As material carbon seems likely (although I do not know how big carbon atoms are compared to e.g. the atoms making up Obsidian) because carbon nanotubes are quite strong and even if some kind of energy would be required to stabilize the blade it ought to be a good deal less than other atoms like e.g. Hydrogen (which is a gas anyway, kinda doubt that would cut anything).

So basically, a monomolecura blade would leave very clean cuts that can heal faster than cuts from any conventional blade and re-attaching a lost limb, especially since this requires a sci fi setting where medical science is likely to be roughly equally advanced as material science would need to be for monomolecuar blades to exist, should be feasible with proper medical attention and happen fairly compared to current medical standards of e.g. re-attaching a lost finger.

However, the damage is done and it cannot heal on its own and would behave largely the same as a wound from a very sharp conventional blade.
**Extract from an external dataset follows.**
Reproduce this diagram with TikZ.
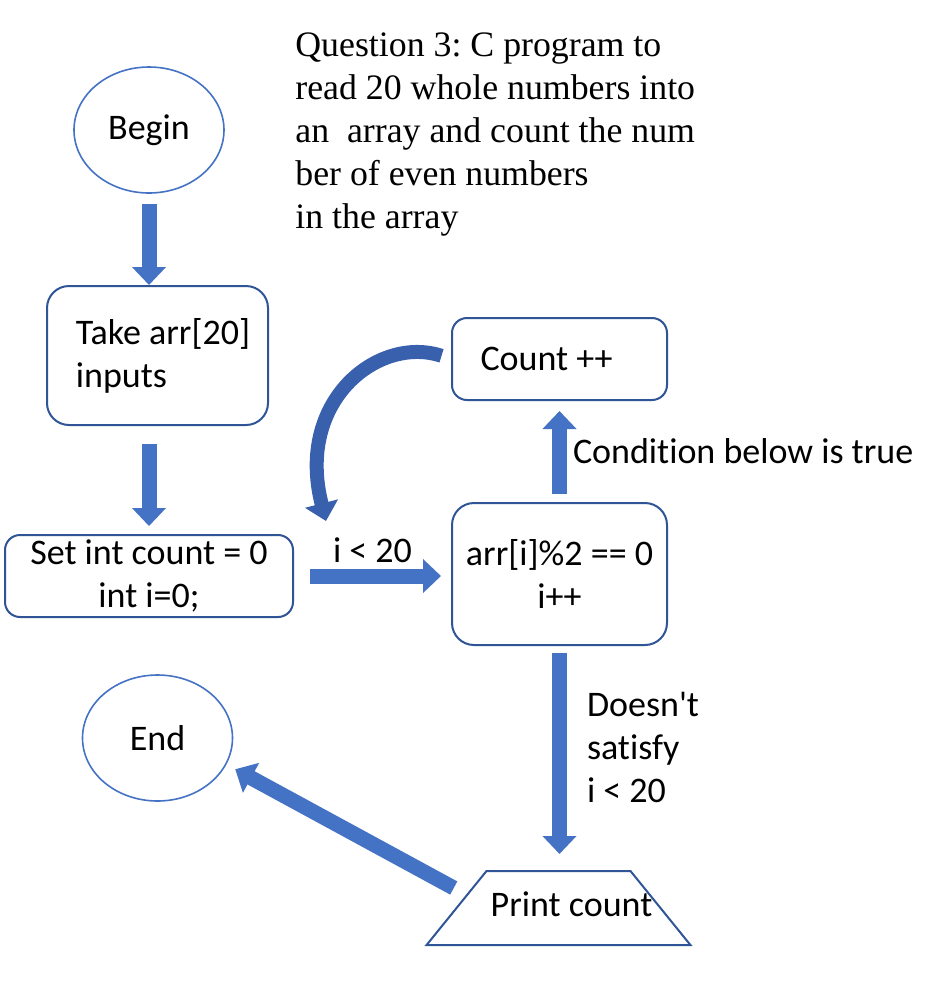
\documentclass[tikz,border=0pt]{standalone}
\usepackage{fontspec}
\setmainfont{Carlito}[Ligatures=NoCommon]
\newfontfamily\titlefont{Liberation Serif}
\usepackage{tikz}
\usetikzlibrary{
  arrows.meta,
  positioning,
  shapes.geometric,
  calc
}
\definecolor{boxblue}{RGB}{47,85,151}
\definecolor{ovalblue}{RGB}{68,114,196}
\definecolor{arrowblue}{RGB}{68,114,196}
\definecolor{curveblue}{RGB}{56,96,172}

\begin{document}
\begin{tikzpicture}[
    x=0.5pt, y=0.5pt,
    term/.style={
      ellipse, draw=ovalblue, line width=0.8pt, fill=white,
      minimum width=75pt, minimum height=63pt, inner sep=0pt,
      font=\fontsize{18}{21.5}\selectfont
    },
    proc/.style={
      rectangle, rounded corners=11pt, draw=boxblue, line width=1pt,
      fill=white, inner sep=0pt,
      font=\fontsize{18}{21.5}\selectfont
    },
    prnt/.style={
      trapezium, trapezium left angle=51, trapezium right angle=51,
      draw=boxblue, line width=1pt,
      text height=12pt, text depth=4pt,
      inner xsep=0pt, inner ysep=10.5pt,
      font=\fontsize{18}{21.5}\selectfont
    },
    blk/.style={
      draw=arrowblue, line width=7.5pt,
      -{Triangle[width=16.5pt, length=9pt]}
    },
    lbl/.style={
      inner sep=1pt, font=\fontsize{18}{21.5}\selectfont
    }
  ]
  \useasboundingbox (0,0) rectangle (940,-987);

  %% Title text
  \node[anchor=north west, inner sep=0pt, align=left,
        font=\titlefont\fontsize{17.9}{21.5}\selectfont\frenchspacing] (ttl) at (295,-32)
    {Question 3: C program to\\
     read 20 whole numbers into\\
     an\ \ array and count the num\\
     ber of even numbers\\
     in the array};

  %% Flow chart nodes
  \node[term] (begin) at (149,-130) {Begin};
  \node[proc, minimum width=110.5pt, minimum height=69.5pt, align=left]
    (take) at (157.5,-355.5) {\hspace*{5.5pt}Take arr[20]\\\hspace*{5.5pt}inputs};
  \node[proc, rounded corners=7.5pt, minimum width=144pt, minimum height=41pt,
        align=center] (set) at (149,-576) {Set int count = 0\\int i=0;};
  \node[proc, minimum width=107.5pt, minimum height=71pt, align=center]
    (arr) at (559.5,-574) {arr[i]\%2 == 0\\i++};
  \node[proc, rounded corners=7.5pt, minimum width=107.5pt, minimum height=41pt]
    (cnt) at (559.5,-359) {\hspace*{-6.5pt}Count ++\hspace*{6.5pt}};
  \node[term] (end) at (157.5,-738) {End};
  \node[prnt] (prt) at (558.5,-908) {\makebox[72pt]{\hspace*{13pt}Print count}};

  \coordinate (loopin) at (326,-521);

  %% Connectors
  \draw[blk, shorten <=5pt] (begin.south) -- (begin.south |- take.north);
  \draw[blk, shorten <=9pt, shorten >=4pt]
    (begin.south |- take.south) -- (begin.south |- set.north);
  \draw[blk, shorten <=8pt, shorten >=5pt] (set.east) -- (set.east -| arr.west)
    node[lbl, midway, yshift=13pt] {i < 20};
  \draw[blk, shorten <=4pt, shorten >=5pt] (arr.north) -- (cnt.south)
    node[lbl, midway, right=2pt] {Condition below is true};
  \draw[blk, shorten <=3.5pt, shorten >=8pt] (arr.south) -- (arr.south |- prt.north)
    node[lbl, midway, right=9pt, yshift=5.5pt, align=left]
    {Doesn\textquotesingle t\\satisfy\\i < 20};
  \draw[blk, shorten >=5pt] ($(prt.west)+(-1.5,20)$) -- (end.-21);

  %% Loop back from Count ++
  \draw[blk, draw=curveblue, line width=7pt, shorten <=5pt]
    (cnt.west) .. controls ($(cnt.west)+(-72,24)$) and ($(loopin)+(-31,121)$) .. (loopin);

\end{tikzpicture}
\end{document}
PS: while details about the exact kinetic energy involved are of course nonexistent and unknowable since it's all speculative fiction anyway, it does make perfect sense that fairly little effort is required to cut through a person with a monomolecular blade because it encounters far less resistance than a regular blade, for regular blades the resistance encountered and thus the effort required when cutting through a person depends largely on the sharpness of the blade, hence the common joke of cutting someone up with a blunt spoon.

Answer 11

John Brunner used this in one of his back in the 70's or so, a monomolecular wire strung across a road. The vehicles were fine, because glass and metal welds itself back together, but muscles and tendons under strain sprung apart, with fatal consequences for the passengers involved.